The Chinese group Huawei operates in Romania through Huawei Technologies SRL, a company entirely owned by Huawei Technologies Cooperatief UA from the Netherlands. The company’s annual revenue increased during the last three years, according to data from the Ministry of Finances: RON 1.27 billion (over EUR 280 million) in 2016 (with a profit exceeding RON 36 million, approximately EUR 8 million), RON 1.4 billion (over EUR 310 million) in 2017 (with a profit exceeding RON 20 million, approx. EUR 4.5 million), RON 1.9 billion (over EUR 420 million) in 2019 (with a profit exceeding RON 36 million, approx. EUR 8 million). The Chinese therefore increased their revenues by 50% in two years. Paradoxically (or maybe not), this lead also to a drop in the number of employees: from 1,447 in 2016 to only 1,018 in 2018. The profit was in the margin under EUR 10 million every year during the last three years.
But the success of the company seems threatened by trans-Atlantic strategic movements that didn’t seem predictable with the take-over of the Prime-Minister Chair by Victor Ponta (PSD) back in 2012. In 2013, for example, the Minister of Communications from that time, Dan Nica, was signing a “Memorandum of Agreement” with Huawei through which the two entities “agreed to enter a strategic cooperation relationship”.
In the same year 2013, the Ministry of Communications was organizing a tender for the RO-NET project development, for building a high-speed internet network in 783 poor rural localities in Romania. The tender, financed by the European Union, amounting to RON 380 million (over EUR 85 million) was won in 2014 by Telekom, supported by Huawei (as equipment provider). After more than five years, in October 2019, only two of the seven project lots have been performed, according to a notice of the Ministry of Communications.
But Huawei Technologies SRL never attends a public tender as equipment provider on its own. Also, there is no won tender in the public procurement portal of Romania. But the Chinese equipment still reach the public institutions. But through other providers, as shown by a contract concluded by the Permanent Electoral Authority at the end of 2019 for the pieces of equipment necessary for the elections from 2019 – 2020. As data obtained by Hotnews show, “we are talking about Huawei equipment in regards to the hardware procurement equipment necessary to implement the computer system for centralizing the elections results and the computer system for monitoring the presence to vote in 2019”.
The Huawei offensive has another component in Romania: an educational one. Therefore, in November 2018, the Technical University “Gh. Asachi” from Iași was announcing the launch of a training centre of the company called Huawei Authorized Information and Network Academy (HAINA).
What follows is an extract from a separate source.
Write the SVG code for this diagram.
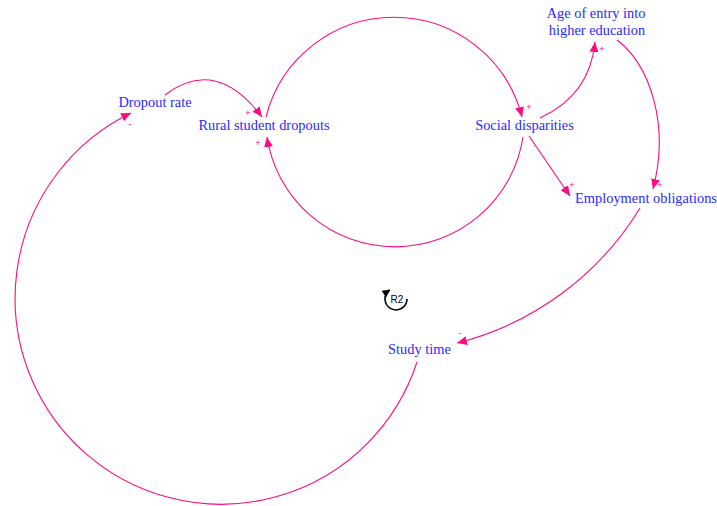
<svg xmlns="http://www.w3.org/2000/svg" width="717" height="506" viewBox="0 0 717 506">
<defs>
<marker id="ah" markerUnits="userSpaceOnUse" markerWidth="11" markerHeight="9" refX="10" refY="4.5" orient="auto">
<path d="M0,0 L10,4.5 L0,9 z" fill="#ff0a80"/>
</marker>
<marker id="bh" markerUnits="userSpaceOnUse" markerWidth="9" markerHeight="8" refX="7" refY="4" orient="auto">
<path d="M0,0 L8,4 L0,8 z" fill="#000"/>
</marker>
<style>
.lbl{font-family:"Liberation Serif","Times New Roman",serif;font-size:14.4px;fill:#2a2aff;text-anchor:middle}
.pol{font-family:"Liberation Sans",Arial,sans-serif;font-size:9px;fill:#ff0a80;text-anchor:middle}
.cn{fill:none;stroke:#ff0a80;stroke-width:1.1;marker-end:url(#ah)}
</style>
</defs>
<rect width="717" height="506" fill="#fff"/>
<g id="connectors">
<path class="cn" d="M165,95 Q216,56 262,117"/>
<path class="cn" d="M266,117 A132,132 0 0,1 522,117"/>
<path class="cn" d="M523,137 A129.5,129.5 0 0,1 267,137"/>
<path class="cn" d="M540,118 Q590,95 595,42"/>
<path class="cn" d="M617,40 C650,65 670,125 653,189"/>
<path class="cn" d="M529,136 L570,196"/>
<path class="cn" d="M640,208 A300,300 0 0,1 457,343"/>
<path class="cn" d="M417,362 A206,206 0 1,1 131,113"/>
</g>
<g id="polarities">
<text class="pol" x="248" y="116">+</text>
<text class="pol" x="258" y="146">+</text>
<text class="pol" x="130" y="127">-</text>
<text class="pol" x="529" y="110">+</text>
<text class="pol" x="602" y="52">+</text>
<text class="pol" x="572" y="188">+</text>
<text class="pol" x="660" y="188">+</text>
<text class="pol" x="460" y="336">-</text>
</g>
<g id="node-dropout-rate"><text class="lbl" x="155" y="107">Dropout rate</text></g>
<g id="node-rural-student-dropouts"><text class="lbl" x="264" y="130">Rural student dropouts</text></g>
<g id="node-social-disparities"><text class="lbl" x="524.5" y="130">Social disparities</text></g>
<g id="node-age-of-entry"><text class="lbl" x="596" y="18">Age of entry into</text><text class="lbl" x="597" y="35">higher education</text></g>
<g id="node-employment-obligations"><text class="lbl" x="646" y="203">Employment obligations</text></g>
<g id="node-study-time"><text class="lbl" x="419.5" y="354">Study time</text></g>
<g id="loop-r2">
<path d="M407,299 A11,11 0 1,1 389.5,290" fill="none" stroke="#000" stroke-width="1.6" marker-end="url(#bh)"/>
<text x="397" y="303" font-family="Liberation Sans,Arial,sans-serif" font-size="10" text-anchor="middle" fill="#000">R2</text>
</g>
</svg>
According to an article on the website of the Iasi Technical University, “Huawei donated, for the HAINA Training Center and the competition that started on Monday, November 5th, one of the laboratories of the Faculty of Automatics and Computers with an investment exceeding USD 50,000. The professors from the faculty were trained free of charge by the Huawei team to be able to perform the respective courses, and the representatives of the company visited the laboratory afterwards to see where the students will work”.
The current objective for the Chinese company is the 5G network from Romania. Currently, the tender for attributing the 5G contracts is in stand-by. And the Huawei name was invoked even by the president Klaus Iohannis in connection with this extremely important project.
Asked by Europa Liberă (in December 2019) if he talked to PM Ludovic Orban about the Government adopting a Memorandum regarding the 5G network (agreed following a meeting at the White House between Iohannis and Donald Trump, in the summer of 2019), the President Iohannis answered (during an unofficial meeting with the journalists) that he told the Executive to wait regarding the tender and on adopting the 5G: „There is a single provider – Huawei, the others are relatively close, the ones from Europe and the United States. Let’s not get ahead of ourselves. Such tender will have such deep implications and the process is no longer reversible. If we have chosen a solution, it can no longer be reverted. Romania is going to develop this tender when ready”.
Huawei counter-attacked through advertising interviews in the economic media where it tried to empower the idea that the “exclusion of the Huawei equipment from the structure of the 5G network would generate additional EUR 2.6 billion costs for Romania, meaning nearly 1% of the PIB”, but without submitting clear arguments in this regard.